Black Apple by Joan Crate (March 1) In Canada, the government and the Catholic church used to remove native children from their homes to be educated and civilized. This book looks at what that means for one Blackfoot girl and the nun running the school she is taken to against her will. It starts a little slow, but if you’re one of those people who likes to read books that show you a part of history you never knew, this is a great pick.
The Passenger by Lisa Lutz (March 1) Full disclosure, I haven’t read this one yet. But it’s on my to-read list as a long-time fan of Lisa Lutz, who wrote the hilarious Spelman mystery series. I hear lots and lots of good things about this thriller following a woman trying to hide off the grid.
The Travelers by Chris Pavone (March 8) Pavone wrote the popular and satisfying thrillers The Ex-Pats and The Accident and he specializes in normal people who aren’t actually so normal. This time it’s Will Rhodes, a travel writer who is blackmailed into a life of intrigue and must hide it from his wife.

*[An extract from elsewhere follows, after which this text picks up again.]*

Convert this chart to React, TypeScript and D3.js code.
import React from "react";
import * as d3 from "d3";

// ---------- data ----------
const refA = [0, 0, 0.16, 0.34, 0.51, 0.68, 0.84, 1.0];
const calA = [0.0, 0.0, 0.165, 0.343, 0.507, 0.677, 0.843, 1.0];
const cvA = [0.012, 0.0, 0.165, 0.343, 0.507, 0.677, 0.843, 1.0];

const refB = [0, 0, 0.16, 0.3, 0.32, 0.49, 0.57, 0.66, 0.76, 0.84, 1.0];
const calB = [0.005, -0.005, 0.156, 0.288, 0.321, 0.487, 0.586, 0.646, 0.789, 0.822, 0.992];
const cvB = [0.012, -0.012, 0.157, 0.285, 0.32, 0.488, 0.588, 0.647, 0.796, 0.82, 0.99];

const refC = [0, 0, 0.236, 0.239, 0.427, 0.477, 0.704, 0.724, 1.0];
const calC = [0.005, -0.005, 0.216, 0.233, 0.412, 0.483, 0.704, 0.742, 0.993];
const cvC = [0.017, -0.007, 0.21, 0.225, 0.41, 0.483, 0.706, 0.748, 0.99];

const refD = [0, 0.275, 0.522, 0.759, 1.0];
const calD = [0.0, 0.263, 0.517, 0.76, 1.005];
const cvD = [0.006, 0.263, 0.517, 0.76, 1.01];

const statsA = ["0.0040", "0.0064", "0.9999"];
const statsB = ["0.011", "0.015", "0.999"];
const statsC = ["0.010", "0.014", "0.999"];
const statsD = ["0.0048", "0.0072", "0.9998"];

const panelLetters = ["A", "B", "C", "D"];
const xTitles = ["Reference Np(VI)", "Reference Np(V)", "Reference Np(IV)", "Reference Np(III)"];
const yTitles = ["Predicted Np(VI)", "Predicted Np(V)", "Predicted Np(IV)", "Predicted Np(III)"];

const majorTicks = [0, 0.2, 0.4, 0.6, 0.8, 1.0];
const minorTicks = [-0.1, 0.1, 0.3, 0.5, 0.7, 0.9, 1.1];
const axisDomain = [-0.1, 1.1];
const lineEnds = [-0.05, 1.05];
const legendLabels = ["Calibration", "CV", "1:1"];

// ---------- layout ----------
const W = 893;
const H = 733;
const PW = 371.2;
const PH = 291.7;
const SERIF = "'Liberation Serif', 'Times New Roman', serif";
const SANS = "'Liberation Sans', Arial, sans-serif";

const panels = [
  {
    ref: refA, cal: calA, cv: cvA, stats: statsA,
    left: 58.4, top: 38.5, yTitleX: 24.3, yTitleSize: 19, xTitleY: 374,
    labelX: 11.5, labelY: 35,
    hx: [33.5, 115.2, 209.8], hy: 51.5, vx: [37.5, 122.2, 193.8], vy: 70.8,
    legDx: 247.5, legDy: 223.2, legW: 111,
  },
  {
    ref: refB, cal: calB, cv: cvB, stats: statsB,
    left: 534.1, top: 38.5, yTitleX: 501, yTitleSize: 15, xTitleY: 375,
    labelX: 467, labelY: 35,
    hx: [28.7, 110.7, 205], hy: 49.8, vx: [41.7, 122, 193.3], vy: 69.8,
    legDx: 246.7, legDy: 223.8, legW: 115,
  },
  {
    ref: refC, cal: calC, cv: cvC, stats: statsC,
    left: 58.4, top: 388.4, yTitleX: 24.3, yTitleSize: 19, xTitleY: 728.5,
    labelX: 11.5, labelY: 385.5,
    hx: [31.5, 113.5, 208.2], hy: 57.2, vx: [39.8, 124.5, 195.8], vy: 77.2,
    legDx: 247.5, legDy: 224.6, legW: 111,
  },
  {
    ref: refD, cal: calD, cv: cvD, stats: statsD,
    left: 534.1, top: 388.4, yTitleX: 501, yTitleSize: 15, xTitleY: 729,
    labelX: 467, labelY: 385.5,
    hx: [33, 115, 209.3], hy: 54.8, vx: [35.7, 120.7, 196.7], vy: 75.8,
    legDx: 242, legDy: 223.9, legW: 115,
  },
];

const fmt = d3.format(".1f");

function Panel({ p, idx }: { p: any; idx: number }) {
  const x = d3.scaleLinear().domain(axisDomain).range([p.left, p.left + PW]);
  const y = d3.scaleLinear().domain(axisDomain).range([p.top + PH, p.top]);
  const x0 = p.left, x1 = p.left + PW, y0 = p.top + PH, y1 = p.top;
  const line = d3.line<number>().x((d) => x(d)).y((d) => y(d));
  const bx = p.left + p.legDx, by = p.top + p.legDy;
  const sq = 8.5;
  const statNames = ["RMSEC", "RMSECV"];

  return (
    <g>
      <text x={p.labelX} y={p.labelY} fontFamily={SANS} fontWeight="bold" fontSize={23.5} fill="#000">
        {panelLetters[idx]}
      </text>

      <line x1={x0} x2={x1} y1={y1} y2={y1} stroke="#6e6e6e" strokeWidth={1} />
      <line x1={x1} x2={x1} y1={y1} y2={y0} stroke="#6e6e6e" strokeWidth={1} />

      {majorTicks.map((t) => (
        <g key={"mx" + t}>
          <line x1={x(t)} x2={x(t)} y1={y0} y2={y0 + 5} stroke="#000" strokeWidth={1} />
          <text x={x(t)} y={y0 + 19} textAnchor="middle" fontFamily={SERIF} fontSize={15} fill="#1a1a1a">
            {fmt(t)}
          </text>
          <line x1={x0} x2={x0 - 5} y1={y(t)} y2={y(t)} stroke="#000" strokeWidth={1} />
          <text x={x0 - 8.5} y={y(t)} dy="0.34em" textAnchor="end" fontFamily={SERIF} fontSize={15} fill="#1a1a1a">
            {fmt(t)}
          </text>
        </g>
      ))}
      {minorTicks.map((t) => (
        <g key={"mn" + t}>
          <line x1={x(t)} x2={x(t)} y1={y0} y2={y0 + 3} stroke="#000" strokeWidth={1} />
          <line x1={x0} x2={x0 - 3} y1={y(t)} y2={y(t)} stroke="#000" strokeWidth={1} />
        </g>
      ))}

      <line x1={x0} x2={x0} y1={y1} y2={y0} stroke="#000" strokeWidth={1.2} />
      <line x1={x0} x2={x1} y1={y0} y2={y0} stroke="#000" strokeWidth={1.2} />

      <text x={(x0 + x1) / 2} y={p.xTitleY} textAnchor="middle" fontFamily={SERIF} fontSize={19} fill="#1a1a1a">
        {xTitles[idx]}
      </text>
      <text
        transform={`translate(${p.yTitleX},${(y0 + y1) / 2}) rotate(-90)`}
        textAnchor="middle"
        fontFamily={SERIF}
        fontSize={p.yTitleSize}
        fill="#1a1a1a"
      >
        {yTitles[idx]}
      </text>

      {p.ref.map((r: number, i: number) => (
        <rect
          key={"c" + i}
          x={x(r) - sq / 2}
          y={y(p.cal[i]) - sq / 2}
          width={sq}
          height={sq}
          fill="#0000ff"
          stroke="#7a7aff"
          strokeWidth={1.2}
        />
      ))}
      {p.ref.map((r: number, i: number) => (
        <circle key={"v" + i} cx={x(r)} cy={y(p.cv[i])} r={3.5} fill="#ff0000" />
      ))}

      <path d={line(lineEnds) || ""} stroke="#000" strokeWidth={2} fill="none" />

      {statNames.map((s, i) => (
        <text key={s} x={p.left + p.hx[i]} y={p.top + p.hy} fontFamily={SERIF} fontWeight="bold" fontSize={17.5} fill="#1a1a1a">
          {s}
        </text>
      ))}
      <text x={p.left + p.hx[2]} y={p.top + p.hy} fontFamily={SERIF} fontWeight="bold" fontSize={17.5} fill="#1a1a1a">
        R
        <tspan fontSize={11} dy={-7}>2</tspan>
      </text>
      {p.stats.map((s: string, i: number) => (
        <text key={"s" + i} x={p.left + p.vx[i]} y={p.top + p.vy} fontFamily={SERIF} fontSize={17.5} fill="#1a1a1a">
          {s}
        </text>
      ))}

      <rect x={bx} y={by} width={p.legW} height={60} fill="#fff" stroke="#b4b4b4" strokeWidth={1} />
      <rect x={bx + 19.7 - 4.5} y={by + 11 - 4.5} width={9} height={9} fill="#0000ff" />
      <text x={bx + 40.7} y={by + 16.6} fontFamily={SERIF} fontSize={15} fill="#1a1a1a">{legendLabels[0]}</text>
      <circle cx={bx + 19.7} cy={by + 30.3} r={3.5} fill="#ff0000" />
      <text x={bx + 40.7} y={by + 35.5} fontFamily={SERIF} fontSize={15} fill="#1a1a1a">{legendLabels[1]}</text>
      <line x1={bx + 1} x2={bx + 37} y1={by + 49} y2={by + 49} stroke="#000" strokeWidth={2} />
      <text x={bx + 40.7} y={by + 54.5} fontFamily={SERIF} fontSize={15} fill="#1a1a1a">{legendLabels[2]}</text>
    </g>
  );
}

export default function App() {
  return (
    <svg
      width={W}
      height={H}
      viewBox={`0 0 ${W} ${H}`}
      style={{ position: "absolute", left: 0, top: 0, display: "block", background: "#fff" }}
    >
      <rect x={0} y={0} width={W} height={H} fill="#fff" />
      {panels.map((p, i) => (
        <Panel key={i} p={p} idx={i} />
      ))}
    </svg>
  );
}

Version Control by Dexter Palmer (February 23) Sometimes I know when a book will be on my Top 10 list before the book is even over. And this is one of those books. I love this book. I love it deeply. I love it so much I am considering reading it again. It hits me in all my sweet spots. A near-future setting following an unhappily married couple. She has a truly unique job for a dating company, he runs a physics lab that’s on the verge of a big discovery. I really don’t want to tell you more so I don’t spoil it. But I will say this book makes a great companion to last year’s popular Fates & Furies with a time travel twist.